◆ **What is needed**
Exact reproduction of the data is required, with images excluded.

◆ **Supplied data**

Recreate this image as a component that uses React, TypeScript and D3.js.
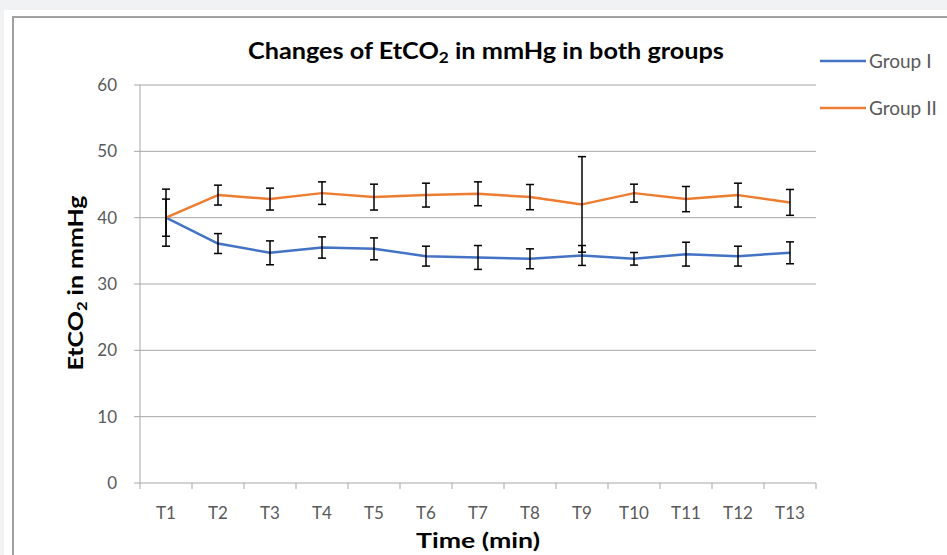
import React from "react";
import * as d3 from "d3";

const categories = ["T1", "T2", "T3", "T4", "T5", "T6", "T7", "T8", "T9", "T10", "T11", "T12", "T13"];
const groupI = [40.0, 36.1, 34.7, 35.5, 35.3, 34.2, 34.0, 33.8, 34.3, 33.8, 34.5, 34.2, 34.7];
const groupIErr = [2.8, 1.5, 1.8, 1.6, 1.65, 1.5, 1.8, 1.5, 1.5, 0.95, 1.8, 1.5, 1.65];
const groupII = [40.0, 43.4, 42.8, 43.7, 43.1, 43.4, 43.6, 43.1, 42.0, 43.7, 42.8, 43.4, 42.3];
const groupIIErr = [4.3, 1.5, 1.65, 1.7, 1.95, 1.8, 1.8, 1.9, 7.2, 1.35, 1.9, 1.8, 1.95];
const yTicks = [0, 10, 20, 30, 40, 50, 60];
const seriesNames = ["Group I", "Group II"];
const seriesColors = ["#4472C4", "#ED7D31"];

const W = 947;
const H = 555;
const FONT = "Lato, 'Open Sans', sans-serif";

export default function App() {
  const x = d3.scaleBand<string>().domain(categories).range([140, 816]).padding(0);
  const y = d3.scaleLinear().domain([0, 60]).range([483, 85]);
  const cx = (c: string) => (x(c) as number) + x.bandwidth() / 2;

  const line = d3
    .line<number>()
    .x((_, i) => cx(categories[i]))
    .y((d) => y(d));

  const series = [
    { name: seriesNames[0], values: groupI, err: groupIErr, color: seriesColors[0] },
    { name: seriesNames[1], values: groupII, err: groupIIErr, color: seriesColors[1] },
  ];

  const boundaries = categories.map((c) => x(c) as number).concat([x.range()[1]]);
  const axisGray = "#a6a6a6";
  const labelGray = "#595959";
  const cap = 4;

  return (
    <div style={{ position: "fixed", left: 0, top: 0 }}>
      <svg width={W} height={H} style={{ display: "block" }} fontFamily={FONT}>
        <rect x={0} y={0} width={W} height={H} fill="#f1f2f4" />
        <rect x={4} y={10} width={W} height={H} fill="#ffffff" />
        <rect x={13} y={17} width={W + 20} height={H + 20} fill="none" stroke="#a0a0a0" strokeWidth={2} />

        {/* gridlines */}
        {yTicks.filter((t) => t > 0).map((t) => (
          <line key={t} x1={140} x2={816} y1={y(t)} y2={y(t)} stroke={axisGray} strokeWidth={1} />
        ))}

        {/* y axis */}
        <line x1={140} x2={140} y1={y(60)} y2={y(0)} stroke={axisGray} strokeWidth={1} />
        {yTicks.map((t) => (
          <g key={t}>
            <line x1={134} x2={140} y1={y(t)} y2={y(t)} stroke={axisGray} />
            <text x={117} y={y(t)} dy="0.36em" textAnchor="end" fontSize={17} fill={labelGray}>
              {t}
            </text>
          </g>
        ))}

        {/* x axis */}
        <line x1={140} x2={816} y1={y(0)} y2={y(0)} stroke={axisGray} strokeWidth={1} />
        {boundaries.map((b, i) => (
          <line key={i} x1={b} x2={b} y1={y(0)} y2={y(0) + 6} stroke={axisGray} />
        ))}
        {categories.map((c) => (
          <text key={c} x={cx(c)} y={519} textAnchor="middle" fontSize={17} fill={labelGray}>
            {c}
          </text>
        ))}

        {/* lines */}
        {series.map((s) => (
          <path key={s.name} d={line(s.values) || ""} fill="none" stroke={s.color} strokeWidth={2.5} strokeLinejoin="round" />
        ))}

        {/* error bars */}
        {series.map((s) =>
          s.values.map((v, i) => {
            const px = cx(categories[i]);
            const top = y(v + s.err[i]);
            const bot = y(v - s.err[i]);
            return (
              <g key={s.name + i} stroke="#000" strokeWidth={1.5}>
                <line x1={px} x2={px} y1={top} y2={bot} />
                <line x1={px - cap} x2={px + cap} y1={top} y2={top} />
                <line x1={px - cap} x2={px + cap} y1={bot} y2={bot} />
              </g>
            );
          })
        )}

        {/* title */}
        <text x={486} y={59} textAnchor="middle" fontSize={22} fontWeight="bold" fill="#000" textLength={476} lengthAdjust="spacingAndGlyphs">
          Changes of EtCO
          <tspan fontSize={15} dy={4}>2</tspan>
          <tspan dy={-4}> in mmHg in both groups</tspan>
        </text>

        {/* axis titles */}
        <text x={478} y={548} textAnchor="middle" fontSize={21} fontWeight="bold" fill="#000" textLength={124} lengthAdjust="spacingAndGlyphs">
          Time (min)
        </text>
        <text transform="translate(83,283) rotate(-90)" textAnchor="middle" fontSize={21} fontWeight="bold" fill="#000" textLength={175} lengthAdjust="spacingAndGlyphs">
          EtCO
          <tspan fontSize={14} dy={4}>2</tspan>
          <tspan dy={-4}> in mmHg</tspan>
        </text>

        {/* legend */}
        {series.map((s, i) => {
          const ly = 61 + i * 47;
          return (
            <g key={s.name}>
              <line x1={820} x2={866} y1={ly} y2={ly} stroke={s.color} strokeWidth={2.5} />
              <text x={869} y={ly} dy="0.36em" fontSize={19} fill={labelGray}>
                {s.name}
              </text>
            </g>
          );
        })}
      </svg>
    </div>
  );
}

◆ **Result of the exercise**
Recreate this image as a component that uses React, TypeScript and D3.js.
import React from "react";
import * as d3 from "d3";

const categories = ["T1", "T2", "T3", "T4", "T5", "T6", "T7", "T8", "T9", "T10", "T11", "T12", "T13"];
const groupI = [40.0, 36.1, 34.7, 35.5, 35.3, 34.2, 34.0, 33.8, 34.3, 33.8, 34.5, 34.2, 34.7];
const groupIErr = [2.8, 1.5, 1.8, 1.6, 1.65, 1.5, 1.8, 1.5, 1.5, 0.95, 1.8, 1.5, 1.65];
const groupII = [40.0, 43.4, 42.8, 43.7, 43.1, 43.4, 43.6, 43.1, 42.0, 43.7, 42.8, 43.4, 42.3];
const groupIIErr = [4.3, 1.5, 1.65, 1.7, 1.95, 1.8, 1.8, 1.9, 7.2, 1.35, 1.9, 1.8, 1.95];
const yTicks = [0, 10, 20, 30, 40, 50, 60];
const seriesNames = ["Group I", "Group II"];
const seriesColors = ["#4472C4", "#ED7D31"];

const W = 947;
const H = 555;
const FONT = "Lato, 'Open Sans', sans-serif";

export default function App() {
  const x = d3.scaleBand<string>().domain(categories).range([140, 816]).padding(0);
  const y = d3.scaleLinear().domain([0, 60]).range([483, 85]);
  const cx = (c: string) => (x(c) as number) + x.bandwidth() / 2;

  const line = d3
    .line<number>()
    .x((_, i) => cx(categories[i]))
    .y((d) => y(d));

  const series = [
    { name: seriesNames[0], values: groupI, err: groupIErr, color: seriesColors[0] },
    { name: seriesNames[1], values: groupII, err: groupIIErr, color: seriesColors[1] },
  ];

  const boundaries = categories.map((c) => x(c) as number).concat([x.range()[1]]);
  const axisGray = "#a6a6a6";
  const labelGray = "#595959";
  const cap = 4;

  return (
    <div style={{ position: "fixed", left: 0, top: 0 }}>
      <svg width={W} height={H} style={{ display: "block" }} fontFamily={FONT}>
        <rect x={0} y={0} width={W} height={H} fill="#f1f2f4" />
        <rect x={4} y={10} width={W} height={H} fill="#ffffff" />
        <rect x={13} y={17} width={W + 20} height={H + 20} fill="none" stroke="#a0a0a0" strokeWidth={2} />

        {/* gridlines */}
        {yTicks.filter((t) => t > 0).map((t) => (
          <line key={t} x1={140} x2={816} y1={y(t)} y2={y(t)} stroke={axisGray} strokeWidth={1} />
        ))}

        {/* y axis */}
        <line x1={140} x2={140} y1={y(60)} y2={y(0)} stroke={axisGray} strokeWidth={1} />
        {yTicks.map((t) => (
          <g key={t}>
            <line x1={134} x2={140} y1={y(t)} y2={y(t)} stroke={axisGray} />
            <text x={117} y={y(t)} dy="0.36em" textAnchor="end" fontSize={17} fill={labelGray}>
              {t}
            </text>
          </g>
        ))}

        {/* x axis */}
        <line x1={140} x2={816} y1={y(0)} y2={y(0)} stroke={axisGray} strokeWidth={1} />
        {boundaries.map((b, i) => (
          <line key={i} x1={b} x2={b} y1={y(0)} y2={y(0) + 6} stroke={axisGray} />
        ))}
        {categories.map((c) => (
          <text key={c} x={cx(c)} y={519} textAnchor="middle" fontSize={17} fill={labelGray}>
            {c}
          </text>
        ))}

        {/* lines */}
        {series.map((s) => (
          <path key={s.name} d={line(s.values) || ""} fill="none" stroke={s.color} strokeWidth={2.5} strokeLinejoin="round" />
        ))}

        {/* error bars */}
        {series.map((s) =>
          s.values.map((v, i) => {
            const px = cx(categories[i]);
            const top = y(v + s.err[i]);
            const bot = y(v - s.err[i]);
            return (
              <g key={s.name + i} stroke="#000" strokeWidth={1.5}>
                <line x1={px} x2={px} y1={top} y2={bot} />
                <line x1={px - cap} x2={px + cap} y1={top} y2={top} />
                <line x1={px - cap} x2={px + cap} y1={bot} y2={bot} />
              </g>
            );
          })
        )}

        {/* title */}
        <text x={486} y={59} textAnchor="middle" fontSize={22} fontWeight="bold" fill="#000" textLength={476} lengthAdjust="spacingAndGlyphs">
          Changes of EtCO
          <tspan fontSize={15} dy={4}>2</tspan>
          <tspan dy={-4}> in mmHg in both groups</tspan>
        </text>

        {/* axis titles */}
        <text x={478} y={548} textAnchor="middle" fontSize={21} fontWeight="bold" fill="#000" textLength={124} lengthAdjust="spacingAndGlyphs">
          Time (min)
        </text>
        <text transform="translate(83,283) rotate(-90)" textAnchor="middle" fontSize={21} fontWeight="bold" fill="#000" textLength={175} lengthAdjust="spacingAndGlyphs">
          EtCO
          <tspan fontSize={14} dy={4}>2</tspan>
          <tspan dy={-4}> in mmHg</tspan>
        </text>

        {/* legend */}
        {series.map((s, i) => {
          const ly = 61 + i * 47;
          return (
            <g key={s.name}>
              <line x1={820} x2={866} y1={ly} y2={ly} stroke={s.color} strokeWidth={2.5} />
              <text x={869} y={ly} dy="0.36em" fontSize={19} fill={labelGray}>
                {s.name}
              </text>
            </g>
          );
        })}
      </svg>
    </div>
  );
}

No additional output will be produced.